I really like the idea of a compressor refrigerator since I’ve had nothing but problems with almost every absorption refrigerator I’ve owned. The compressor refrigerator comes down to working temperatures in about 15-minutes, uses no power when the compressor isn’t running and isn’t so sensitive to being level or altitude.
Faced with the prospect of keeping our food cold and frozen while driving, it was obvious that we would need an inverter to convert battery power to 110VAC. This would also serve as a power source to run our television, Playstation 4 and laptop chargers when we are not connected to shore power or our generator.
We chose a VertaMax 1500-watt pure sine wave inverter since it will run pretty much everything except the space heater and air conditioner, including the 700-watt microwave.
The Eureka is an aluminum square tube construction with 1-inch high density insulation between the frame members. This is covered with a fairly thin interior skin so you just can’t bolt or screw things to the wall anywhere you want.
The first thing I did was mount a half inch thick birch plywood board to the wall area using the available frame members for support.
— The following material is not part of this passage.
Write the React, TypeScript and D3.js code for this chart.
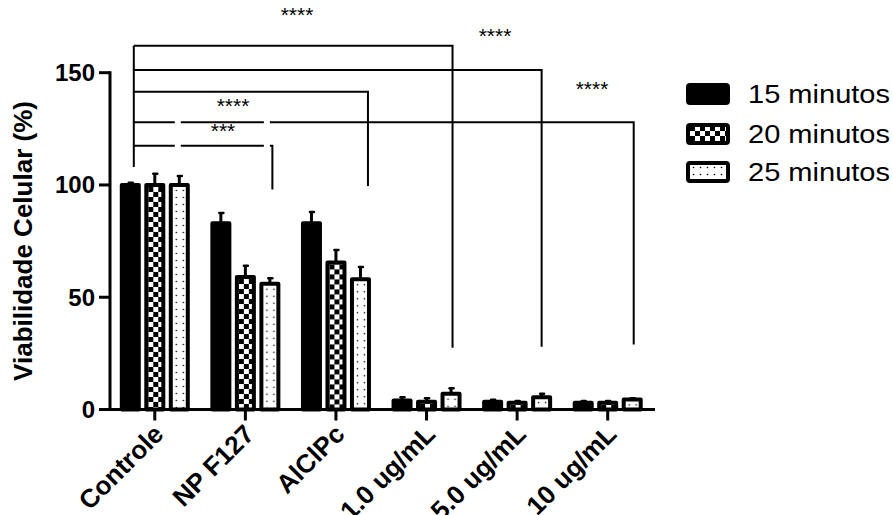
import React, { useEffect, useRef } from 'react'
import * as d3 from 'd3'

const categories = ['Controle', 'NP F127', 'AlClPc', '1.0 ug/mL', '5.0 ug/mL', '10 ug/mL']
const seriesNames = ['15 minutos', '20 minutos', '25 minutos']
const min15 = [100, 83, 83, 4, 3.5, 3]
const min20 = [100, 59, 65.5, 3.5, 3, 3]
const min25 = [100, 56, 58, 7, 5.5, 4.5]
const err15 = [1, 4.5, 5, 1.5, 0.8, 0.8]
const err20 = [5, 5, 5.5, 1.5, 0.8, 0.8]
const err25 = [4, 2.5, 5.5, 2.5, 1.5, 0.5]
const yTicks = [0, 50, 100, 150]

// significance brackets, Controle vs each group
const comparisons = [
  { to: '1.0 ug/mL', label: '****' },
  { to: '5.0 ug/mL', label: '****' },
  { to: 'AlClPc', label: '****' },
  { to: '10 ug/mL', label: '****' },
  { to: 'NP F127', label: '***' },
]

const FONT = 'Arial, "Liberation Sans", Helvetica, sans-serif'

export default function App() {
  const ref = useRef<SVGSVGElement>(null)

  useEffect(() => {
    const svg = d3.select(ref.current)
    svg.selectAll('*').remove()

    const values = [min15, min20, min25]
    const errors = [err15, err20, err25]

    const x = d3.scaleBand().domain(categories).range([109.5, 653]).padding(0)
    const y = d3.scaleLinear().domain([0, 150]).range([409.5, 72.7])
    const pitch = 24.5
    const barW = 17
    const bx = (cat: string, s: number) => (x(cat) as number) + x.bandwidth() / 2 + (s - 1) * pitch

    const defs = svg.append('defs')
    const makePattern = (id: string, s: number, ox: number, oy: number) => {
      const p = defs.append('pattern').attr('id', id).attr('patternUnits', 'userSpaceOnUse')
      if (s === 1) {
        p.attr('width', 10).attr('height', 10).attr('x', ox).attr('y', oy)
        p.append('rect').attr('width', 10).attr('height', 10).attr('fill', '#fff')
        p.append('rect').attr('width', 5).attr('height', 5).attr('fill', '#000')
        p.append('rect').attr('x', 5).attr('y', 5).attr('width', 5).attr('height', 5).attr('fill', '#000')
      } else {
        p.attr('width', 7).attr('height', 7).attr('x', ox).attr('y', oy)
        p.append('rect').attr('width', 7).attr('height', 7).attr('fill', '#fff')
        p.append('circle').attr('cx', 3.5).attr('cy', 3.5).attr('r', 0.8).attr('fill', '#000')
      }
    }

    const fillFor = (s: number, id: string) => (s === 0 ? '#000' : `url(#${id})`)

    // bars
    const g = svg.append('g')
    categories.forEach((cat, ci) => {
      seriesNames.forEach((_, s) => {
        const v = values[s][ci]
        const e = errors[s][ci]
        const cx = bx(cat, s)
        const id = `p-${ci}-${s}`
        if (s > 0) makePattern(id, s, cx - barW / 2 + 2, y(v) + 2)
        // error bar (upper only)
        g.append('line')
          .attr('x1', cx).attr('x2', cx)
          .attr('y1', y(v)).attr('y2', y(v + e))
          .attr('stroke', '#000').attr('stroke-width', 3)
        g.append('line')
          .attr('x1', cx - 1.5).attr('x2', cx + 2.5)
          .attr('y1', y(v + e)).attr('y2', y(v + e))
          .attr('stroke', '#000').attr('stroke-width', 2.5).attr('stroke-linecap', 'round')
        g.append('rect')
          .attr('x', cx - barW / 2)
          .attr('y', y(v))
          .attr('width', barW)
          .attr('height', y(0) - y(v))
          .attr('fill', fillFor(s, id))
          .attr('stroke', '#000')
          .attr('stroke-width', 4)
          .attr('stroke-linejoin', 'round')
      })
    })

    // axes
    const yAxis = svg.append('g')
    yAxis.append('line')
      .attr('x1', 110).attr('x2', 110).attr('y1', y(150) - 1.5).attr('y2', y(0) + 1.5)
      .attr('stroke', '#000').attr('stroke-width', 3)
    yTicks.forEach(t => {
      yAxis.append('line')
        .attr('x1', 99).attr('x2', 110).attr('y1', y(t)).attr('y2', y(t))
        .attr('stroke', '#000').attr('stroke-width', 3)
      yAxis.append('text')
        .attr('x', 95).attr('y', y(t) + 8.5)
        .attr('text-anchor', 'end')
        .style('font-family', FONT).style('font-weight', 'bold').style('font-size', '24px')
        .text(t)
    })

    const xAxis = svg.append('g')
    xAxis.append('line')
      .attr('x1', 108.5).attr('x2', 655).attr('y1', y(0)).attr('y2', y(0))
      .attr('stroke', '#000').attr('stroke-width', 3)
    categories.forEach(cat => {
      const cx = (x(cat) as number) + x.bandwidth() / 2
      xAxis.append('line')
        .attr('x1', cx).attr('x2', cx).attr('y1', y(0)).attr('y2', y(0) + 11)
        .attr('stroke', '#000').attr('stroke-width', 3)
      xAxis.append('text')
        .attr('transform', `translate(${cx - 3},${y(0) + 13}) rotate(-45)`)
        .attr('text-anchor', 'end')
        .attr('dy', '0.72em')
        .style('font-family', FONT).style('font-weight', 'bold').style('font-size', '26px')
        .text(cat)
    })

    svg.append('text')
      .attr('transform', `translate(32,241) rotate(-90)`)
      .attr('text-anchor', 'middle')
      .style('font-family', FONT).style('font-weight', 'bold').style('font-size', '26px')
      .text('Viabilidade Celular (%)')

    // significance brackets
    const lineY = [45.7, 70, 91.7, 122.3, 145.7]
    const endV = [27.5, 28, 99.5, 29, 98]
    const endDx = [1.5, 0, 7.5, 1.5, 2.5]
    const textPos = [[297, 22], [495, 43], [233, 113], [592, 96], [223, 138]]
    const leftX = (x('Controle') as number) + x.bandwidth() / 2 - 21
    const gapCenters = [bx('Controle', 2) - 1.5, bx('NP F127', 2) - 3]
    const br = svg.append('g').attr('fill', 'none').attr('stroke', '#000').attr('stroke-width', 2)
    comparisons.forEach((c, i) => {
      const rx = bx(c.to, 2) + endDx[i]
      const ly = lineY[i]
      const gaps = i >= 3 ? gapCenters.filter(gx => gx < rx) : []
      const path = d3.path()
      path.moveTo(leftX, ly)
      gaps.forEach(gx => {
        path.lineTo(gx - 3, ly)
        path.moveTo(gx + 3, ly)
      })
      path.lineTo(rx, ly)
      path.lineTo(rx, y(endV[i]))
      br.append('path').attr('d', path.toString())
      svg.append('text')
        .attr('x', textPos[i][0]).attr('y', textPos[i][1])
        .attr('text-anchor', 'middle')
        .style('font-family', FONT).style('font-size', '21px')
        .text(c.label)
    })
    br.append('line')
      .attr('x1', leftX).attr('x2', leftX).attr('y1', lineY[0]).attr('y2', y(108))

    // legend
    const lg = svg.append('g')
    const legY = [94, 134, 172]
    seriesNames.forEach((name, s) => {
      const id = `leg-${s}`
      if (s > 0) makePattern(id, s, 690, legY[s] - 8)
      lg.append('rect')
        .attr('x', 688).attr('y', legY[s] - 9)
        .attr('width', 40).attr('height', 18)
        .attr('rx', 2)
        .attr('fill', fillFor(s, id))
        .attr('stroke', '#000').attr('stroke-width', 4)
        .attr('stroke-linejoin', 'round')
      lg.append('text')
        .attr('x', 748).attr('y', legY[s] + 9)
        .attr('textLength', 142)
        .attr('lengthAdjust', 'spacingAndGlyphs')
        .style('font-family', FONT).style('font-size', '25px')
        .text(name)
    })
  }, [])

  return (
    <svg ref={ref} width={893} height={515}
      style={{ position: 'absolute', left: 0, top: 0, background: '#fff' }} />
  )
}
Then I mounted the 1500-watt inverter, connected the inverter to a 100AH AGM battery using 2AWG inverter cables.
I also included a standard 150-amp in-line ANL fuse and holder. Then I added a conventional digital volt meter and accessory power socket and a small switch to turn the display off.
The inverter incorporates three 20-amp sockets to distribute power. I mounted a power strip that uses one of those plugs. It incorporates four additional plugs as well as two USB outlets.
The 100AH battery charges via the large alternator on our Ram truck’s 6.4L HEMI engine while driving and actually charges the battery quite rapidly. The refrigerator is plugged directly into the inverter and draws approximately 80-watts and 1-amp – only when the compressor runs.
While driving, the compressor runs for a couple of minutes every hour. When we arrive at the end of the day, the battery always has a full charge. So far the battery has only dropped to 12.5-volts after three days of powering the refrigerator and occasionally running the Fantastic Fan.
I can charge the battery by connecting to shore power or plugging in my Honda EU2000i which has an 8-amp DC charge system. If I’m running the generator, I can also choose instead to connect my 12-amp battery charger to replenish the battery very quickly.
For extended boondocking I may have to add a second AGM battery, but that will be easy and not cost prohibitive. I like the simplicity of the system as it is in line with the utilitarian concept of the Eureka. I do not care for the complexity and cost of a typical solar panel system, so I’m happy with the basics. We are not full-time campers and plan our adventures around our capabilities.
It took me eight hours to complete this modification and cost me about $440 for the system including the battery hold down kit. In my opinion, the skill level of this modification is medium.
Disclaimer: The modifications above are submitted by Truck Camper Magazine readers. It is your responsibility to make sure that any do-it-yourself modification project you undertake is safe, effective, and legal for your situation.